*Data provided*.
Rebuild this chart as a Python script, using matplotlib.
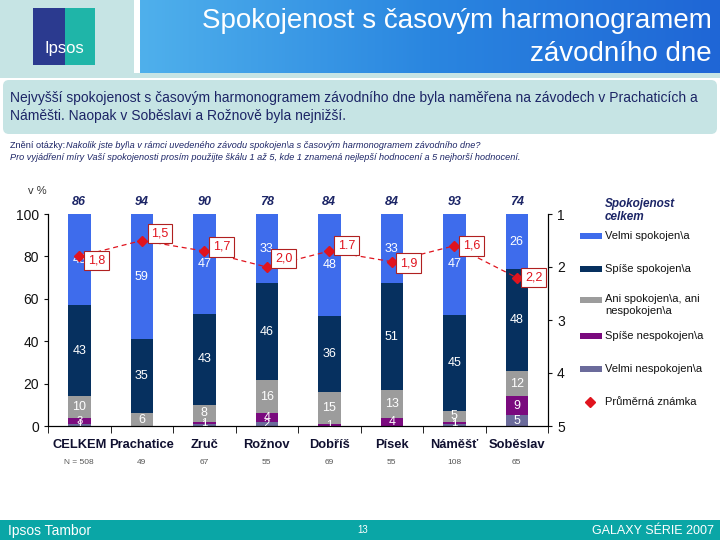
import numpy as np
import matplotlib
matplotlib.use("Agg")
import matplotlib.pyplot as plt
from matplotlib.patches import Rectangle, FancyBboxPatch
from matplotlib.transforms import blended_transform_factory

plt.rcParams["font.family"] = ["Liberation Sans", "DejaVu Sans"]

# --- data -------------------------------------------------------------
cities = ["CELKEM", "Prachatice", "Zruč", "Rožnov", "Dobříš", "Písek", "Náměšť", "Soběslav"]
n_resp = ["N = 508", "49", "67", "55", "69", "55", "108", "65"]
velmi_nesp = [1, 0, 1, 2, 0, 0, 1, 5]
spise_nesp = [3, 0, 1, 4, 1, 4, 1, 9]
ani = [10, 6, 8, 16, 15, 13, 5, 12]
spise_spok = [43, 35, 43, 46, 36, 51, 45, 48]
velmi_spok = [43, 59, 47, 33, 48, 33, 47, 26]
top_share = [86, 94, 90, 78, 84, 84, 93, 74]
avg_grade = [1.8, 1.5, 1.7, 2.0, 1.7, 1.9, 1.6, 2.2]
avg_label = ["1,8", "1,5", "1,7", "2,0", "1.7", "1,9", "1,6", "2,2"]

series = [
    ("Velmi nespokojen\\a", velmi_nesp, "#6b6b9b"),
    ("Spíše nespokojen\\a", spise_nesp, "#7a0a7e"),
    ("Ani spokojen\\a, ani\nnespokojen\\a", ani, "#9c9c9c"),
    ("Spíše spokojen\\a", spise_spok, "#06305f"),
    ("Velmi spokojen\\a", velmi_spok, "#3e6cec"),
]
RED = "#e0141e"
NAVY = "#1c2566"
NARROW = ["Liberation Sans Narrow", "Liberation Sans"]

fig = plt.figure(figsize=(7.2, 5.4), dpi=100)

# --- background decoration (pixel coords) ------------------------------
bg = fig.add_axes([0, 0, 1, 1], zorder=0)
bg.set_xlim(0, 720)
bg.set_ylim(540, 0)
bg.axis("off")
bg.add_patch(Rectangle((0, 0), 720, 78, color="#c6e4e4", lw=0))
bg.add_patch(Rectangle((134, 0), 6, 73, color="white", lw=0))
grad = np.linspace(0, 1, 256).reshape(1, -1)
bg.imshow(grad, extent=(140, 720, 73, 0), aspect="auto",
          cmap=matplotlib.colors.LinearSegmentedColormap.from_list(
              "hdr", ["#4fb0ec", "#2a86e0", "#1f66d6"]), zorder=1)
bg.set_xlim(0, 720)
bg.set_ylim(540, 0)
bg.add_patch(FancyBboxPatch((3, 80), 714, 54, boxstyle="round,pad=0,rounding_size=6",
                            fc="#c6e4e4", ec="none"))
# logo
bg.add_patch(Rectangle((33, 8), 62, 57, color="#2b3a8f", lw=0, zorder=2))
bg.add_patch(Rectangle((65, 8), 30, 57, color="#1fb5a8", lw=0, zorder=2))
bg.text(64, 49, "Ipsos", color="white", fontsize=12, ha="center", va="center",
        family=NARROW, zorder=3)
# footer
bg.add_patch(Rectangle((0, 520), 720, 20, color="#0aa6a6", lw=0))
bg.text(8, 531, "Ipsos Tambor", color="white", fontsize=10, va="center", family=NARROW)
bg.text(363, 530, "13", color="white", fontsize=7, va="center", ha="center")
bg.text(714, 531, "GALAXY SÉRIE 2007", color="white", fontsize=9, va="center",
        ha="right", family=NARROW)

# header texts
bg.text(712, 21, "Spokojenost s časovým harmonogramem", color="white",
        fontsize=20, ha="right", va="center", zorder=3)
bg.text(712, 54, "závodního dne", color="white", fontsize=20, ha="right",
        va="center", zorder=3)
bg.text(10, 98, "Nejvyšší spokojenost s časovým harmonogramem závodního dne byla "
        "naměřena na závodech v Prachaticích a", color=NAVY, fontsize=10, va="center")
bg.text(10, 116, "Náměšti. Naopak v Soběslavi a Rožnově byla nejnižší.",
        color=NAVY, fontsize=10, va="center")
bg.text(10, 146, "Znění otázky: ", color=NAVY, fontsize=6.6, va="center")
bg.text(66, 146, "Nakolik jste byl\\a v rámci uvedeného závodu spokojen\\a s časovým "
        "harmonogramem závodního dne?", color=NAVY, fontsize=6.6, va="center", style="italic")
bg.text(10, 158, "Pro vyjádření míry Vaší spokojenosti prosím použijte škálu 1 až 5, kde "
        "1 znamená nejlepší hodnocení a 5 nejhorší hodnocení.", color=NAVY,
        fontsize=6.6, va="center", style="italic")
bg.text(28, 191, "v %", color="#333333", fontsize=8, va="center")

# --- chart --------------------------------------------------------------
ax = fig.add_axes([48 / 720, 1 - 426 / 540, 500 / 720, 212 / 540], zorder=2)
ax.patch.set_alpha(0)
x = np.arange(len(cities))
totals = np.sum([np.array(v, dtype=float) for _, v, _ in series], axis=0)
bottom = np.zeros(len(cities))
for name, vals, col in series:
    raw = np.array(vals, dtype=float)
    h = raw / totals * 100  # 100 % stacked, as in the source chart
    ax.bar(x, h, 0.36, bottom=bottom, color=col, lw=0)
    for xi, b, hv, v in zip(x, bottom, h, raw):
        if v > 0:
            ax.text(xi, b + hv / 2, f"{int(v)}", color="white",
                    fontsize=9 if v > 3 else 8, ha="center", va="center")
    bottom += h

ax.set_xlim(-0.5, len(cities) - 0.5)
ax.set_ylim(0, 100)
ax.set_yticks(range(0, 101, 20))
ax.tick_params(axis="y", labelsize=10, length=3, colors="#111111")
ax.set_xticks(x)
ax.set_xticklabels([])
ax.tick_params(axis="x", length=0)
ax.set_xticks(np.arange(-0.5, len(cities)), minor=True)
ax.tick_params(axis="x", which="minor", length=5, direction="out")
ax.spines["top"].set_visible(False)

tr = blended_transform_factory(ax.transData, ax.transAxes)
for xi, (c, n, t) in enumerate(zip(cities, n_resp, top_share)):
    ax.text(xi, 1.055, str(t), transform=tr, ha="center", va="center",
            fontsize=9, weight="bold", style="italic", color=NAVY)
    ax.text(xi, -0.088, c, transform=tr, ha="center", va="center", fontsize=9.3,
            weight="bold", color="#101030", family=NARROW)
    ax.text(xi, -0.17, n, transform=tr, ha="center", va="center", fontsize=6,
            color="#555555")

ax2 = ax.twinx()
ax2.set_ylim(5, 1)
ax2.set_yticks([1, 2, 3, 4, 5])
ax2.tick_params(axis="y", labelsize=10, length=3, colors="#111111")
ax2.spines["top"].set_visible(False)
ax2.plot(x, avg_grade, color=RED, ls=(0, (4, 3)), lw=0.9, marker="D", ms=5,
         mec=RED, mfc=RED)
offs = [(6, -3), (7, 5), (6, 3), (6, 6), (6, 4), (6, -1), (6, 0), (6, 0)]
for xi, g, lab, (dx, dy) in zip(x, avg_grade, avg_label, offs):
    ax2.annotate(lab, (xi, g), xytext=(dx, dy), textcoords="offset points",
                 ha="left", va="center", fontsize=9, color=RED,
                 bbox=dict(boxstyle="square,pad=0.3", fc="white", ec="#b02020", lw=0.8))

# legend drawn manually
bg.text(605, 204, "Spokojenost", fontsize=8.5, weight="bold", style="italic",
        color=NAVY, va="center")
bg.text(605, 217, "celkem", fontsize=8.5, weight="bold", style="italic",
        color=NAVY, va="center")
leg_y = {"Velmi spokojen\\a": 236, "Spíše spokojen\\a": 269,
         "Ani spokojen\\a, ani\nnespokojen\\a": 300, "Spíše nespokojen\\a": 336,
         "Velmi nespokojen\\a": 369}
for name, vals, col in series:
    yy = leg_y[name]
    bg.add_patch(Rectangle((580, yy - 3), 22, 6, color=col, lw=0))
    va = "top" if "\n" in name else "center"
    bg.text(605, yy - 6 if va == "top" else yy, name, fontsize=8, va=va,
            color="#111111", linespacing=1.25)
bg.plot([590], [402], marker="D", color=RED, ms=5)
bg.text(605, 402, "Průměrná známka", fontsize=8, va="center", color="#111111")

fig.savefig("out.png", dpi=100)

*Aim*.
Please quote the lines of the material, beginning with the first and ending with the one that contains "fig = plt.figure(figsize=(7.2, 5.4), dpi=100)", exactly as written and without any pictures.

*Response*.
Rebuild this chart as a Python script, using matplotlib.
import numpy as np
import matplotlib
matplotlib.use("Agg")
import matplotlib.pyplot as plt
from matplotlib.patches import Rectangle, FancyBboxPatch
from matplotlib.transforms import blended_transform_factory

plt.rcParams["font.family"] = ["Liberation Sans", "DejaVu Sans"]

# --- data -------------------------------------------------------------
cities = ["CELKEM", "Prachatice", "Zruč", "Rožnov", "Dobříš", "Písek", "Náměšť", "Soběslav"]
n_resp = ["N = 508", "49", "67", "55", "69", "55", "108", "65"]
velmi_nesp = [1, 0, 1, 2, 0, 0, 1, 5]
spise_nesp = [3, 0, 1, 4, 1, 4, 1, 9]
ani = [10, 6, 8, 16, 15, 13, 5, 12]
spise_spok = [43, 35, 43, 46, 36, 51, 45, 48]
velmi_spok = [43, 59, 47, 33, 48, 33, 47, 26]
top_share = [86, 94, 90, 78, 84, 84, 93, 74]
avg_grade = [1.8, 1.5, 1.7, 2.0, 1.7, 1.9, 1.6, 2.2]
avg_label = ["1,8", "1,5", "1,7", "2,0", "1.7", "1,9", "1,6", "2,2"]

series = [
    ("Velmi nespokojen\\a", velmi_nesp, "#6b6b9b"),
    ("Spíše nespokojen\\a", spise_nesp, "#7a0a7e"),
    ("Ani spokojen\\a, ani\nnespokojen\\a", ani, "#9c9c9c"),
    ("Spíše spokojen\\a", spise_spok, "#06305f"),
    ("Velmi spokojen\\a", velmi_spok, "#3e6cec"),
]
RED = "#e0141e"
NAVY = "#1c2566"
NARROW = ["Liberation Sans Narrow", "Liberation Sans"]

fig = plt.figure(figsize=(7.2, 5.4), dpi=100)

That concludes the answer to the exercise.